The spinal block was not my first choice as I knew that it had to be timed right to be effective during active labor. They rolled me over on my side to help me sit up. I had to hunch forward while they put it in which was pretty uncomfortable but bearable. My younger sister wanted to watch. The nurse was having a hard time finding the right angle and had to poke me twice to get it right which created a bit of a stir because blood ended up on my little sister when they took the needle out to reposition it. Like many first-time births, my labor period was long and lasted from 7:00 am until 12:01 am the next day.
The effects of the spinal block wore off before I was far enough along to start pushing, but I was told it was too close for them to do another. In the end, I may as well have skipped it as I had my son with all the feeling possible. My partner was filling out paperwork when the time finally came to start pushing, I didn’t curse because I was too busy angry breathing. All the training I thought I had for giving birth slipped through the cracks, everything except the breathing.
My doctor was very encouraging, my sister and aunt helped to hold my knees up, pushing against me as I pushed my son out. Finally, the pressure subsided as they pulled my son free. I was told I may have to push a while longer to make sure the afterbirth also came out, but in my case, it came out easily.
I expected to have my son handed to me as soon as he was out, but they took him away to clean him and weigh him, which confused me a little bit.

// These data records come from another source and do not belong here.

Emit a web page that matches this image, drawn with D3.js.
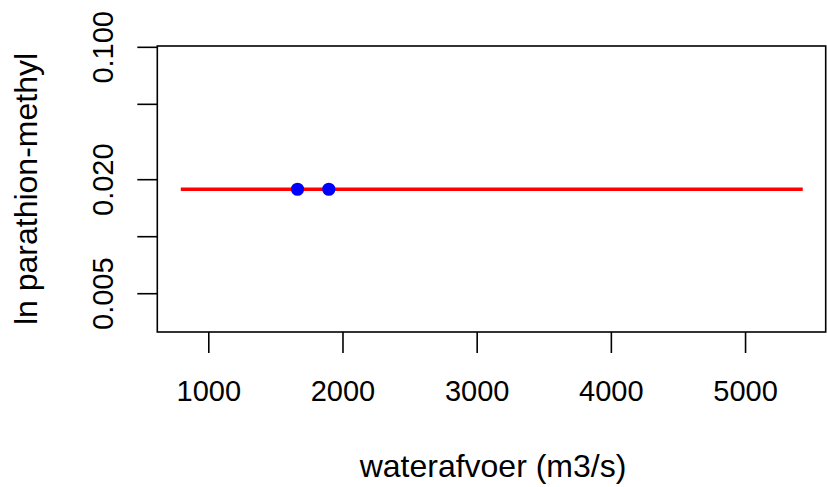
<!DOCTYPE html>
<html>
<head>
<meta charset="utf-8">
<script src="https://cdn.jsdelivr.net/npm/d3@7"></script>
<style>
  html, body { margin: 0; padding: 0; background: #fff; }
  svg { display: block; }
  text { font-family: "Liberation Sans", Arial, sans-serif; fill: #000; }
</style>
</head>
<body>
<svg id="chart" width="827" height="487"></svg>
<script>
// ---- data ----
const pointX = [1665, 1898];
const pointY = [0.0177, 0.0177];
const fitX = [795, 5430];
const fitY = [0.0177, 0.0177];
const xTicks = [1000, 2000, 3000, 4000, 5000];
const xTickLabels = ["1000", "2000", "3000", "4000", "5000"];
const yTicks = [0.005, 0.01, 0.02, 0.05, 0.1];
const yTickLabels = ["0.005", "", "0.020", "", "0.100"];
const xDomain = [620, 5601];
const yDomain = [0.00312, 0.101];
const xLabel = "waterafvoer (m3/s)";
const yLabel = "ln parathion-methyl";

// ---- layout ----
const plot = { left: 157.3, right: 825.7, top: 46, bottom: 332 };
const svg = d3.select("#chart");

const x = d3.scaleLinear().domain(xDomain).range([plot.left, plot.right]);
const y = d3.scaleLog().domain(yDomain).range([plot.bottom, plot.top]);

// fitted line
svg.append("path")
  .datum(fitX.map((v, i) => [v, fitY[i]]))
  .attr("d", d3.line().x(d => x(d[0])).y(d => y(d[1])))
  .attr("fill", "none")
  .attr("stroke", "#ff0000")
  .attr("stroke-width", 3.4);

// points
svg.selectAll("circle.pt")
  .data(pointX.map((v, i) => [v, pointY[i]]))
  .join("circle")
  .attr("class", "pt")
  .attr("cx", d => x(d[0]))
  .attr("cy", d => y(d[1]))
  .attr("r", 6.6)
  .attr("fill", "#0000ff");

// box
svg.append("rect")
  .attr("x", plot.left).attr("y", plot.top)
  .attr("width", plot.right - plot.left)
  .attr("height", plot.bottom - plot.top)
  .attr("fill", "none").attr("stroke", "#000").attr("stroke-width", 1.6);

// x axis
const xAxis = d3.axisBottom(x)
  .tickValues(xTicks)
  .tickFormat((d, i) => xTickLabels[i])
  .tickSizeInner(21).tickSizeOuter(0).tickPadding(0);
const gx = svg.append("g").attr("transform", `translate(0,${plot.bottom})`).call(xAxis);
gx.select(".domain").remove();
gx.selectAll(".tick line").attr("stroke", "#000").attr("stroke-width", 1.6);
gx.selectAll(".tick text")
  .attr("y", 69).attr("dy", null)
  .style("font-family", '"Liberation Sans", Arial, sans-serif')
  .style("font-size", "29px").attr("fill", "#000");

// y axis
const yAxis = d3.axisLeft(y)
  .tickValues(yTicks)
  .tickFormat((d, i) => yTickLabels[i])
  .tickSizeInner(20).tickSizeOuter(0).tickPadding(0);
const gy = svg.append("g").attr("transform", `translate(${plot.left},0)`).call(yAxis);
gy.select(".domain").remove();
gy.selectAll(".tick line").attr("stroke", "#000").attr("stroke-width", 1.6);
gy.selectAll(".tick text")
  .attr("x", null).attr("dy", null)
  .attr("text-anchor", "middle")
  .attr("transform", `translate(${113 - plot.left},0) rotate(-90)`)
  .style("font-family", '"Liberation Sans", Arial, sans-serif')
  .style("font-size", "29px").attr("fill", "#000");

// axis titles
svg.append("text")
  .attr("x", (plot.left + plot.right) / 2 + 1.5)
  .attr("y", 477)
  .attr("text-anchor", "middle")
  .style("font-size", "32px")
  .text(xLabel);

svg.append("text")
  .attr("transform", `translate(37,${(plot.top + plot.bottom) / 2}) rotate(-90)`)
  .attr("text-anchor", "middle")
  .style("font-size", "32px")
  .text(yLabel);
</script>
</body>
</html>
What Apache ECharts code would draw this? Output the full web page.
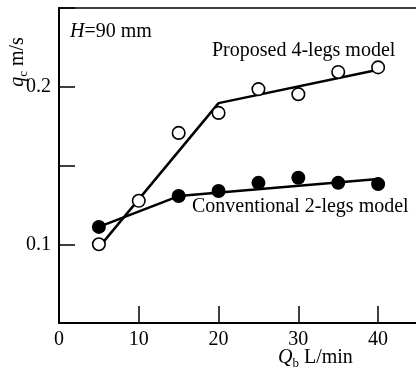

When they handed my son to me my heart stopped.
The world stopped.
I could have lived in that moment forever.
My son and I were both so happy to see each other.
Nurses tried to teach me how to breastfeed, but my son totally had it under control.
Just after my son was born the rain started. By morning the island was under so much water you couldn’t leave Kihei. I was clear to be discharged but no one could leave the hospital, the roads were flooded. We stayed another day until my best friend came and brought us a car seat and took us back to our house, taking back roads and side roads that were open. It was good to be finally home.